(Exercise) Spot every line with the word "this" and return it.

[Figure scripts]
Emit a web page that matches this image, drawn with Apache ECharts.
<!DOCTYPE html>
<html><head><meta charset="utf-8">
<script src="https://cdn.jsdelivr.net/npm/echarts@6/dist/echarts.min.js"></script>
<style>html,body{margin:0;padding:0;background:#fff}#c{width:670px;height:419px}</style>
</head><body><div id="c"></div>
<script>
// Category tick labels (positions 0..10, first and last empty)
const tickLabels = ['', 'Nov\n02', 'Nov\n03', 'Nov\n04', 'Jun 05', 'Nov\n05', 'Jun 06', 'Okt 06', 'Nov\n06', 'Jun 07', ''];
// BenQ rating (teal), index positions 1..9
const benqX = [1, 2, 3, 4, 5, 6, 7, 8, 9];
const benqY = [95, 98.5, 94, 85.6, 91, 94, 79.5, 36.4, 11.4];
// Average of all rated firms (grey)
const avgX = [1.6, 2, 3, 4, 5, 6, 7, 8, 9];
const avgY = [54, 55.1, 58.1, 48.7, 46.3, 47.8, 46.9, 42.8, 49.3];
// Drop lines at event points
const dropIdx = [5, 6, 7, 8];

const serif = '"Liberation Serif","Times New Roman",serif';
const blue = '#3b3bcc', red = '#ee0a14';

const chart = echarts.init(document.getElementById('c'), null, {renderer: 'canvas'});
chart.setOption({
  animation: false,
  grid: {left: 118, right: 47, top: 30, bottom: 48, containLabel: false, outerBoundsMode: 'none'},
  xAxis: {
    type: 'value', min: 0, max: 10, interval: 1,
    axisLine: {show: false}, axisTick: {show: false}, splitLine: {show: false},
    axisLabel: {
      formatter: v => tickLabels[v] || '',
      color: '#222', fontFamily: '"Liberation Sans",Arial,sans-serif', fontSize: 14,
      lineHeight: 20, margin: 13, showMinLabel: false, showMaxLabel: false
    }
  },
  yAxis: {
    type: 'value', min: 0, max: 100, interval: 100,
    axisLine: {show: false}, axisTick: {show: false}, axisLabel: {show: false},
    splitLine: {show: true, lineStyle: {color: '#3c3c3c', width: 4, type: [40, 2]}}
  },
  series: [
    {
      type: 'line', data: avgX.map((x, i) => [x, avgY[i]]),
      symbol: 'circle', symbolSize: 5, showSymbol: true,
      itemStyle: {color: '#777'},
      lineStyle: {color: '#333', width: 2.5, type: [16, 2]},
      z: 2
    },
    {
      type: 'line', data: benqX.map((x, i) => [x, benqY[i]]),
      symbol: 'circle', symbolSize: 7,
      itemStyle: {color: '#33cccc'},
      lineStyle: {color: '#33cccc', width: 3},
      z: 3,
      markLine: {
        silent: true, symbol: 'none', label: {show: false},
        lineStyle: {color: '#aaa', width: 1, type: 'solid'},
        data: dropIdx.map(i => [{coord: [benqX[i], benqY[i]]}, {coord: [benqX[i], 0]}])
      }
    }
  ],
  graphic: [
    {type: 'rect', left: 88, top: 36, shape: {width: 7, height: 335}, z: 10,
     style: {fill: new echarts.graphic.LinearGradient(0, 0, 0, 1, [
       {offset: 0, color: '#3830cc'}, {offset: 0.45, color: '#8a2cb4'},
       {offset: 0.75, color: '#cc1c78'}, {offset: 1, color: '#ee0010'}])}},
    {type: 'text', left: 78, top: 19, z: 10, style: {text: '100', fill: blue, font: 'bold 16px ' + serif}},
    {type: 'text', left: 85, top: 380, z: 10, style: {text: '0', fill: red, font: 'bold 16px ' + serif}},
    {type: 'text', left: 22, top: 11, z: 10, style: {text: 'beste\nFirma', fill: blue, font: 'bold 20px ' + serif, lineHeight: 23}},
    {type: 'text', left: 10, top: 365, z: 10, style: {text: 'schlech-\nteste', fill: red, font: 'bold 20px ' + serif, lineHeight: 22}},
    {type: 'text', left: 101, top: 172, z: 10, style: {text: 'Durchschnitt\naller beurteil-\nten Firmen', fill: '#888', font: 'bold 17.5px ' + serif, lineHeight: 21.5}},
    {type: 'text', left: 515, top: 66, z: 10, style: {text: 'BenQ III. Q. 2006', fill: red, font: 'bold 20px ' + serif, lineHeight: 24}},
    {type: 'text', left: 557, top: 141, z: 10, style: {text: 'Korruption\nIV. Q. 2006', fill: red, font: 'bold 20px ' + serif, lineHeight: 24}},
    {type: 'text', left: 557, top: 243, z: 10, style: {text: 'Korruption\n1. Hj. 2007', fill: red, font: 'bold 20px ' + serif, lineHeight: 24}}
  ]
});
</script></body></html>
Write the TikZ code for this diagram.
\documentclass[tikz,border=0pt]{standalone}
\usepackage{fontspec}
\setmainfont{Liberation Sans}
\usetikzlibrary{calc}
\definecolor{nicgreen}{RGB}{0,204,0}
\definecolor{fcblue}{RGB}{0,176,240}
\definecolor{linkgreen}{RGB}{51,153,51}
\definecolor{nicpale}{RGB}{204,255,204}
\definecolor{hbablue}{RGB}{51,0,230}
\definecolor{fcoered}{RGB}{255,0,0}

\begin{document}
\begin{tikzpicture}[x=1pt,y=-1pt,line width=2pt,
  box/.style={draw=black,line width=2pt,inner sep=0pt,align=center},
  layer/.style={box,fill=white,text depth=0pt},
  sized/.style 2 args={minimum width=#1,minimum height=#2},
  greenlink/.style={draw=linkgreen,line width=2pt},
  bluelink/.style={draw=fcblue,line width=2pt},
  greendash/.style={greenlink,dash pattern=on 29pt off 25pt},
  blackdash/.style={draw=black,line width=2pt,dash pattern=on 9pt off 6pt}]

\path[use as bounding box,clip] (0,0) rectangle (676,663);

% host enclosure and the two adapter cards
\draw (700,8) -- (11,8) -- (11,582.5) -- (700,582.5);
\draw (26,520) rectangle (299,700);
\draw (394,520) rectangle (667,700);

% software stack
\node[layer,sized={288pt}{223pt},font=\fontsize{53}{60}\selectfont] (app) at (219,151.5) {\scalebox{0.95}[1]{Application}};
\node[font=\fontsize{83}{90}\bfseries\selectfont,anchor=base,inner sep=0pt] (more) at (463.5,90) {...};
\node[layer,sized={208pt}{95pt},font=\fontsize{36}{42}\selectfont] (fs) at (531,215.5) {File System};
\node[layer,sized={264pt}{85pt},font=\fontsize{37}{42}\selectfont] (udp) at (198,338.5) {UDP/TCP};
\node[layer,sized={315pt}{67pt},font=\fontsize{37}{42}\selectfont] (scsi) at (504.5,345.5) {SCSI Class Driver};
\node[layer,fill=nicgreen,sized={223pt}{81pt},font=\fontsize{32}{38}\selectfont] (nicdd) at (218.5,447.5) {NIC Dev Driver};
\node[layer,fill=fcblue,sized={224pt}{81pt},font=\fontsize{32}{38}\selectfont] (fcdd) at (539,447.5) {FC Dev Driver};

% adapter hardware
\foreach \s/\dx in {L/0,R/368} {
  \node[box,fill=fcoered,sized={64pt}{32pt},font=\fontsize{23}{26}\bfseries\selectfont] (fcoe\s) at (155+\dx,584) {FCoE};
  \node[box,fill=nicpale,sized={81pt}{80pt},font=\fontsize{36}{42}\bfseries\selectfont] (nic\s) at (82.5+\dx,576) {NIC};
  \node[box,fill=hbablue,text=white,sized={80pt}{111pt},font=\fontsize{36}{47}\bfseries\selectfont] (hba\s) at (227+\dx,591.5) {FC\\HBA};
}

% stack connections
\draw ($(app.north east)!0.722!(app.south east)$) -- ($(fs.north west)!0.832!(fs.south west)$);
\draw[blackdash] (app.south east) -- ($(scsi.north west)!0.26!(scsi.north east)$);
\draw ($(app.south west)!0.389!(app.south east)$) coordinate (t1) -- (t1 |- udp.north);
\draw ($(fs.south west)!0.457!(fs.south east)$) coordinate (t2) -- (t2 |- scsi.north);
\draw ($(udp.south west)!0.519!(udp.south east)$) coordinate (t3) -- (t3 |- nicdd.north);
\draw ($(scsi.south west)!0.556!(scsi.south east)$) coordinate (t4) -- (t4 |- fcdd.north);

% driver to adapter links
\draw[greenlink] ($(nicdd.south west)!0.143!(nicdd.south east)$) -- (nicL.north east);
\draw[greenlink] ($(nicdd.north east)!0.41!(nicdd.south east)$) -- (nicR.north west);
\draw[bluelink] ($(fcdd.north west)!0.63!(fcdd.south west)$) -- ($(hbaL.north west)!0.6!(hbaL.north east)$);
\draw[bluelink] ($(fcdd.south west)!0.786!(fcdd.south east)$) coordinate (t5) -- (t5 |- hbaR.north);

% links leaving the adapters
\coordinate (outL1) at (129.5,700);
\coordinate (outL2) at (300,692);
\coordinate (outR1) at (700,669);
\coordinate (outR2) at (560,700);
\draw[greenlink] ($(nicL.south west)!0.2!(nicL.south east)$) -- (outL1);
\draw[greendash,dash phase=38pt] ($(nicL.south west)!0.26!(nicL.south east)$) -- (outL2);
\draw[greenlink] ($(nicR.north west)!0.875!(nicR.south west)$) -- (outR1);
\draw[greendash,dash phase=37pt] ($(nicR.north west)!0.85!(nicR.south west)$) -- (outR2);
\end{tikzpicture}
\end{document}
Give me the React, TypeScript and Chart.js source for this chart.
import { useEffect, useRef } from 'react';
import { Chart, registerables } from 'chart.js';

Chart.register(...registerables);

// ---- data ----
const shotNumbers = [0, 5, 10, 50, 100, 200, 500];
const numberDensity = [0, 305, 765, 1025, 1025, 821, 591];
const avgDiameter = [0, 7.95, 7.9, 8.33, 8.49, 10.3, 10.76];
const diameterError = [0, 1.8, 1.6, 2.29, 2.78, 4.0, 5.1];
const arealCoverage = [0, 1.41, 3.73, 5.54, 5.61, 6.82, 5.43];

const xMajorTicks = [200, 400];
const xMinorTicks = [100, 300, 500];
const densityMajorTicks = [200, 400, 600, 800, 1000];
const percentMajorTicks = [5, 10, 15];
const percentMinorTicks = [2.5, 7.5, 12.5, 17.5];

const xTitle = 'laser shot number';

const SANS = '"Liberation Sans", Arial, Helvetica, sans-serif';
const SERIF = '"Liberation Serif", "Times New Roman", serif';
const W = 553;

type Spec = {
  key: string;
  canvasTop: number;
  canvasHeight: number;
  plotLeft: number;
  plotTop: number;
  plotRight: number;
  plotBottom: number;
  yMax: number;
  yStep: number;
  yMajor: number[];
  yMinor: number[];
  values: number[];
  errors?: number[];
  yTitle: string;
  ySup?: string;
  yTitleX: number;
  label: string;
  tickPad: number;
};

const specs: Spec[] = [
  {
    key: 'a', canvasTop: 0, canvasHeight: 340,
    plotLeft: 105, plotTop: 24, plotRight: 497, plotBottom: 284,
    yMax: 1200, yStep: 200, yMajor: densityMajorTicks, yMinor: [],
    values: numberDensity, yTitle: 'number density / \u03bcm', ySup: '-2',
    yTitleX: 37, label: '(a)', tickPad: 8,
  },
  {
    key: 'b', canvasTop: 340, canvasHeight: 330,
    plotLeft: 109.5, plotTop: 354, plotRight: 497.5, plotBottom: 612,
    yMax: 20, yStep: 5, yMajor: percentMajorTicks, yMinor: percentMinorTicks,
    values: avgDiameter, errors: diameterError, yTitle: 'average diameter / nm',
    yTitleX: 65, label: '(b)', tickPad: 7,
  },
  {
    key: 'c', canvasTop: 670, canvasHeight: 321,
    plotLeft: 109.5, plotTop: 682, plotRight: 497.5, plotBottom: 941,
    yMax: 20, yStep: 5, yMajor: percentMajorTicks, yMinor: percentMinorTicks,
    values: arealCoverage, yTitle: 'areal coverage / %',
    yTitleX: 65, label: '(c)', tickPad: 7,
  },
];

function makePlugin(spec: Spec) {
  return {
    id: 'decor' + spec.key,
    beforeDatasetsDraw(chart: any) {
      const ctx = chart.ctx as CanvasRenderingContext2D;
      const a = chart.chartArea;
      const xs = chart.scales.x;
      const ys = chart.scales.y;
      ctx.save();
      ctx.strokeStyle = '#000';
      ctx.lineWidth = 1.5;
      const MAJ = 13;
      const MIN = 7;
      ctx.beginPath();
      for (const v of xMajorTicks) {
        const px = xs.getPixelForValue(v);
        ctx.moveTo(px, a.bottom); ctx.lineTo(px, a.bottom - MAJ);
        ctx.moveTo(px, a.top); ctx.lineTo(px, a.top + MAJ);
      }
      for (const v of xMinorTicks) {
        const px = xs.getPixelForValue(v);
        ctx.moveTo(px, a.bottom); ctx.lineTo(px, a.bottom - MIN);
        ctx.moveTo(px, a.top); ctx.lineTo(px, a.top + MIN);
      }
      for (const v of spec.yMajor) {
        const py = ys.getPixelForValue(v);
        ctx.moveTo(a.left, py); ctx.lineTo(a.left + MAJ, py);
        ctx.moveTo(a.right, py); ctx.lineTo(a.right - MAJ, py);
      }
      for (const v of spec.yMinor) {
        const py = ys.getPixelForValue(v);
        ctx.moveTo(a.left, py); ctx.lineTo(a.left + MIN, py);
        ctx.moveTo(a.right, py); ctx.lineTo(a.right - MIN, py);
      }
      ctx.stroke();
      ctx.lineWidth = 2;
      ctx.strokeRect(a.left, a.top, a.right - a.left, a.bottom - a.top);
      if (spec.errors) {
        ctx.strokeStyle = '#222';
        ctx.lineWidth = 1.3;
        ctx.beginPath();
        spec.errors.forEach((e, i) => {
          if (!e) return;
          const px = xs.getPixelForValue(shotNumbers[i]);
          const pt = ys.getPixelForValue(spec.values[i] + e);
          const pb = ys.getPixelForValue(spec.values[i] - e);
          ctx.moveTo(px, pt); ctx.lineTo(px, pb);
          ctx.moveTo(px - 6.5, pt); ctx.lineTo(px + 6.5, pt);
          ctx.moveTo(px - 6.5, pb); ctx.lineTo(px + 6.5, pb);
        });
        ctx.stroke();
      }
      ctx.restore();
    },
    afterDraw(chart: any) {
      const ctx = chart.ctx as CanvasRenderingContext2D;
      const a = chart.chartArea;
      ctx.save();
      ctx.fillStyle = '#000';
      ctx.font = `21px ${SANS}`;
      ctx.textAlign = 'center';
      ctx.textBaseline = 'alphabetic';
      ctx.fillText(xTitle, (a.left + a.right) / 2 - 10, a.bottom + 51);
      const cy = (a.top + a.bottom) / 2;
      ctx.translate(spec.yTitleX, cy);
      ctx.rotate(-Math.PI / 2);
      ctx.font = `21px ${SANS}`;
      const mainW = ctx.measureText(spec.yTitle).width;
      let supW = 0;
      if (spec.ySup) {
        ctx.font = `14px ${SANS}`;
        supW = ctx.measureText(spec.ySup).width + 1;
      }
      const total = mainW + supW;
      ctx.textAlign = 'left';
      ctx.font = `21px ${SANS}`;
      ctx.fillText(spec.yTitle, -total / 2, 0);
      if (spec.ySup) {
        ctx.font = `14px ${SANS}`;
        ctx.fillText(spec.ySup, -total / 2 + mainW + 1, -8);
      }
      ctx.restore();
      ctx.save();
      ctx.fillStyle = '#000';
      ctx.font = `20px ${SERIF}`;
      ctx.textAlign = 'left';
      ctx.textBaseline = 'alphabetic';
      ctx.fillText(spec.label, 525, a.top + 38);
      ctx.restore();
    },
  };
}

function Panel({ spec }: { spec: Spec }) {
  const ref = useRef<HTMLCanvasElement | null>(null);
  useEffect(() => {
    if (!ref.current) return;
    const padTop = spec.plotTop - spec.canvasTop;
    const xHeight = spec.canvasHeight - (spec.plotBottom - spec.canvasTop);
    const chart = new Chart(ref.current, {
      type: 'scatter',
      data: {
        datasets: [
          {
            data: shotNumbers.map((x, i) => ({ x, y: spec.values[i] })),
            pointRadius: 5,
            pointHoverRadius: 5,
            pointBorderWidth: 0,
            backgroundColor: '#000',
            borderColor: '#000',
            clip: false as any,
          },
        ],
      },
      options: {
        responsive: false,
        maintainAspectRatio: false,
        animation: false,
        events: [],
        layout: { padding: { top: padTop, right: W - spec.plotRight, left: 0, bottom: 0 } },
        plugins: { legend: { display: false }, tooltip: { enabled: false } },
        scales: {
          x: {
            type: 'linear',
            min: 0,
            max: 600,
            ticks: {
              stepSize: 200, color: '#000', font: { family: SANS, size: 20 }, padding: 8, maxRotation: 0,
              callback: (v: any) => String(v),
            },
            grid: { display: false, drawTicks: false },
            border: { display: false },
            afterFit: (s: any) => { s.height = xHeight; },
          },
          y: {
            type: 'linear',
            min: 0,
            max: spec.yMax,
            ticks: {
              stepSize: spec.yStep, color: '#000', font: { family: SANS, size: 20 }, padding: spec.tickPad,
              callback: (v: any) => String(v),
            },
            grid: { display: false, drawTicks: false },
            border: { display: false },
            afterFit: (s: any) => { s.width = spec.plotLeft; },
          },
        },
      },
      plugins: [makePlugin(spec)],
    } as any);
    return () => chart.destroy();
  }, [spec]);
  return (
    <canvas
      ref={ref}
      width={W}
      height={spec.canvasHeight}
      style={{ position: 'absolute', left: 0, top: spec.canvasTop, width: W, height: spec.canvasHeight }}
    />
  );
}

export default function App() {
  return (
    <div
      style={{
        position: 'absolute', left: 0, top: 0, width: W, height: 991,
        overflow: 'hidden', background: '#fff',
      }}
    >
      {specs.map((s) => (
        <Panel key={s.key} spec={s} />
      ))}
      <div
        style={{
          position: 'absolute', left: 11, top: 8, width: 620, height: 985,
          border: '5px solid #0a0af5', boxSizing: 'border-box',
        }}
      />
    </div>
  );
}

(Output of the exercise)
Emit a web page that matches this image, drawn with Apache ECharts.
Write the TikZ code for this diagram.
Give me the React, TypeScript and Chart.js source for this chart.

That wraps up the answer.